Wie künstliche Zellen kommunizieren

Wie künstliche Zellen kommunizieren

Forschern der TU München ist ein wichtiger Schritt gelungen, um das Verhalten lebender Organismen nachzubilden.

Erstautorin Aurore Dupin und Prof. Friedrich Simmel beobachten die Zellen am Fluoreszenzmikroskop.
Erstautorin Aurore Dupin und Prof. Friedrich Simmel beobachten die Zellen am Fluoreszenzmikroskop.

In der Biotechnologie dienen Zellen als kleine Fabriken, um gezielt bestimmte chemische Verbindungen herzustellen. Dazu müssen Forschende zunächst geeignete Organismen finden und dann auch noch mit den speziellen Anforderungen und sonstigen Stoffwechselaktivitäten des jeweiligen Organismus‘ zurechtkommen. Weltweit arbeiten Wissenschaftler daher daran, künstliche Zellen herzustellen, die ganz auf ihre jeweiligen Aufgaben zugeschnitten sind. Was die Natur in lebenden Zellen in Millionen Jahren mithilfe der Evolution gelöst hat, muss dazu neugeschaffen oder chemisch nachgebildet werden. Ein Team der TU München hat dabei jetzt einen wichtigen Meilenstein erreicht, wie die Forscher um Friedrich Simmel im Fachjournal „Nature Chemistry“ berichten: Die Zellen können miteinander kommunizieren.

Zellen aus Gelen und Polymeren

Als Zellen dienen Gele oder Emulsionströpfchen mit einem Durchmesser von 10 bis 100 Mikrometern. Eine dünne Fett- oder Polymerschicht fungiert als Membran. Innerhalb dieser Zellen können chemische oder biochemische Reaktionen ungestört ablaufen. Im Fall der Münchener Forschungsgruppe produzierten die Zellen RNA oder Proteine, simulierten also die Genexpression natürlicher Zellen.

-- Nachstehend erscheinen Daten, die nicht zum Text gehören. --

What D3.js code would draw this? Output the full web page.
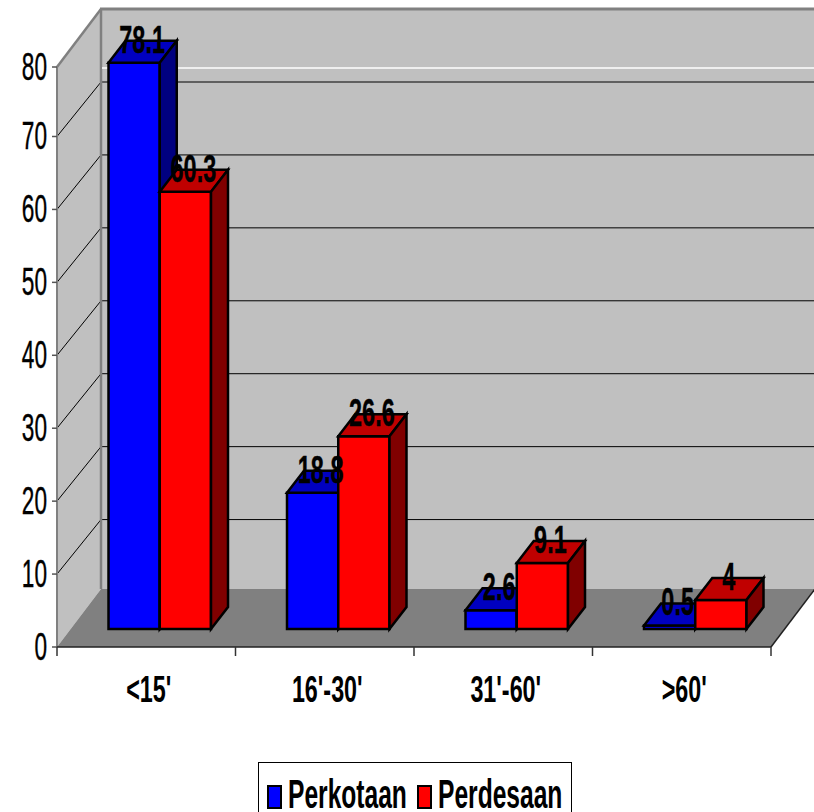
<!DOCTYPE html>
<html><head><meta charset="utf-8">
<script src="https://cdn.jsdelivr.net/npm/d3@7"></script>
<style>html,body{margin:0;padding:0;background:#fff;overflow:hidden}svg{display:block}text{font-family:"Liberation Sans",Arial,sans-serif;fill:#000}</style>
</head><body><svg id="c" width="814" height="812"></svg>
<script>
const categories=["<15'","16'-30'","31'-60'",">60'"];
const seriesNames=["Perkotaan","Perdesaan"];
const perkotaan=[78.1,18.8,2.6,0.5];
const perdesaan=[60.3,26.6,9.1,4];
const seriesValues=[perkotaan,perdesaan];
const faceColors=["#0000ff","#ff0000"];
const topColors=["#0000c0","#c00000"];
const sideColors=["#000080","#800000"];
const yTicks=[0,10,20,30,40,50,60,70,80];

const svg=d3.select("#c");
const y=d3.scaleLinear().domain([0,80]).range([647,67]);
const gridY=d3.scaleLinear().domain([0,70]).range([647,136.5]);
const x=d3.scaleBand().domain(categories).range([57,771]);
const x1=d3.scaleBand().domain(seriesNames).range([51.5,154]);
const wall={dx:44,dy:-58,gridDy:-54.5}, bar={dx:17,dy:-22}, base=-18;
const poly=(pts,fill,stroke,sw)=>svg.append("polygon").attr("points",pts.map(p=>p.join(",")).join(" ")).attr("fill",fill).attr("stroke",stroke||"none").attr("stroke-width",sw||0).attr("stroke-linejoin","miter");
const line=(a,b,c,w)=>svg.append("line").attr("x1",a[0]).attr("y1",a[1]).attr("x2",b[0]).attr("y2",b[1]).attr("stroke",c).attr("stroke-width",w);
const label=(s,px,py,size,weight,sx,anchor,sw)=>svg.append("text").text(s).attr("transform",`translate(${px},${py}) scale(${sx},1)`).attr("font-size",size).attr("font-weight",weight).attr("text-anchor",anchor||"middle").attr("stroke","#000").attr("stroke-width",sw||0);

const x0=x.range()[0],x9=x.range()[1],y0=y(0),yT=y(80);
const tickPos=t=>t===80?y(t):gridY(t);
// walls and floor
poly([[x0+wall.dx,yT+wall.dy],[860,yT+wall.dy],[860,y0+wall.dy],[x0+wall.dx,y0+wall.dy]],"#c0c0c0");
poly([[x0,yT],[x0+wall.dx,yT+wall.dy],[x0+wall.dx,y0+wall.dy],[x0,y0]],"#c0c0c0");
poly([[x0,y0],[x0+wall.dx,y0+wall.dy],[x9+wall.dx,y0+wall.dy],[x9,y0]],"#808080");
// gridlines
yTicks.filter(t=>t>0&&t<80).forEach(t=>{
  line([x0,gridY(t)],[x0+wall.dx,gridY(t)+wall.gridDy],"#000",1);
  line([x0+wall.dx,gridY(t)+wall.gridDy],[814,gridY(t)+wall.gridDy],"#000",1);
});
// wall borders
line([x0,yT],[x0+wall.dx,yT+wall.dy],"#808080",2.5);
line([x0+wall.dx-1,yT+wall.dy],[814,yT+wall.dy],"#808080",3);
line([x0+wall.dx,yT+wall.dy],[x0+wall.dx,y0+wall.dy],"#808080",2.5);
line([x0,yT],[x0,y0],"#808080",2);
line([x0+wall.dx+1,yT+1],[814,yT+1],"#fff",1.5);
line([x0,y0],[x9,y0],"#222",1.5);
line([x9,y0],[x9+wall.dx,y0+wall.dy],"#222",1.5);
// ticks
yTicks.forEach(t=>{line([52,tickPos(t)],[x0,tickPos(t)],"#555",1.5);label(t,47,tickPos(t)+12.5,39,"normal",.58,"end",.4);});
d3.range(categories.length+1).forEach(i=>{const px=x0+i*x.step();line([px,y0],[px,y0+9],"#333",1.5);});
categories.forEach(c=>label(c,x(c)+x.bandwidth()/2+2.5,702,37,"bold",.63));
// bars
categories.forEach((c,i)=>seriesNames.forEach((s,k)=>{
  const v=seriesValues[k][i],l=x(c)+x1(s),r=l+x1.bandwidth(),b=y0+base,t=b-(y0-y(v));
  poly([[l,b],[r,b],[r,t],[l,t]],faceColors[k],"#000",2.5);
  poly([[l,t],[r,t],[r+bar.dx,t+bar.dy],[l+bar.dx,t+bar.dy]],topColors[k],"#000",2.5);
  poly([[r,b],[r+bar.dx,b+bar.dy],[r+bar.dx,t+bar.dy],[r,t]],sideColors[k],"#000",2.5);
}));
// data labels
categories.forEach((c,i)=>seriesNames.forEach((s,k)=>{
  const v=seriesValues[k][i],l=x(c)+x1(s),t=y0+base-(y0-y(v));
  label(v,l+x1.bandwidth()/2+8,t-10,39,"bold",.6,"middle",.4);
}));
// legend
svg.append("rect").attr("x",258.5).attr("y",762.5).attr("width",313).attr("height",60).attr("fill","#fff").attr("stroke","#000").attr("stroke-width",1);
const legendX=[268,418];
seriesNames.forEach((s,k)=>{
  svg.append("rect").attr("x",legendX[k]).attr("y",786).attr("width",13).attr("height",22).attr("fill",faceColors[k]).attr("stroke","#000").attr("stroke-width",2);
  label(s,legendX[k]+20,808,40,"bold",.615,"start");
});
</script></body></html>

Membrankanäle für den Signalaustausch

Diese künstlichen Zellen verbanden die Chemiker zu mehrzelligen Strukturen mit definierter räumlicher Anordnung. In die Membranen haben die Forscher Kanäle eingebaut, durch die Signalproteine transportiert werden können. Tatsächlich ist es gelungen, auf diese Weise Signale durch den Zellverband zu schicken und Informationen von Zelle zu Zelle zu übermitteln, beispielsweise den Befehl, die Produktion eines Proteins zu beginnen. „Unser System ist das erste Beispiel eines multizellulären Systems, in dem künstliche Zellen mit Genexpression eine feste Anordnung haben und über chemische Signale miteinander gekoppelt sind. Auf diesem Wege erreichen wir damit eine Form der räumlichen Differenzierung“, resümiert Simmel. Das sei ein erster Schritt hin zu gewebeähnlichen, synthetischen biologischen Materialien, in denen sich einzelne Zellen wie in biologischen Organismen spezialisieren können.

Anwendung und Grundlagenforschung

Neben langfristig denkbaren Anwendungen als Minifabriken oder Sensoren erhoffen sich die Münchener Forscher auch wertvolle Werkzeuge für die Grundlagenforschung. Sie wollen Fragen zu den Anfängen des Lebens nachgehen, da sich auch damals einfache Zellen spezialisieren mussten, um gemeinsam komplexe Gewebe und Organismen zu formen. Die für diese Studien nötigen Zellen sollen künftig dank einer Kooperation mit der Hochschule München einfacher herzustellen sein als bislang: im 3D-Druck.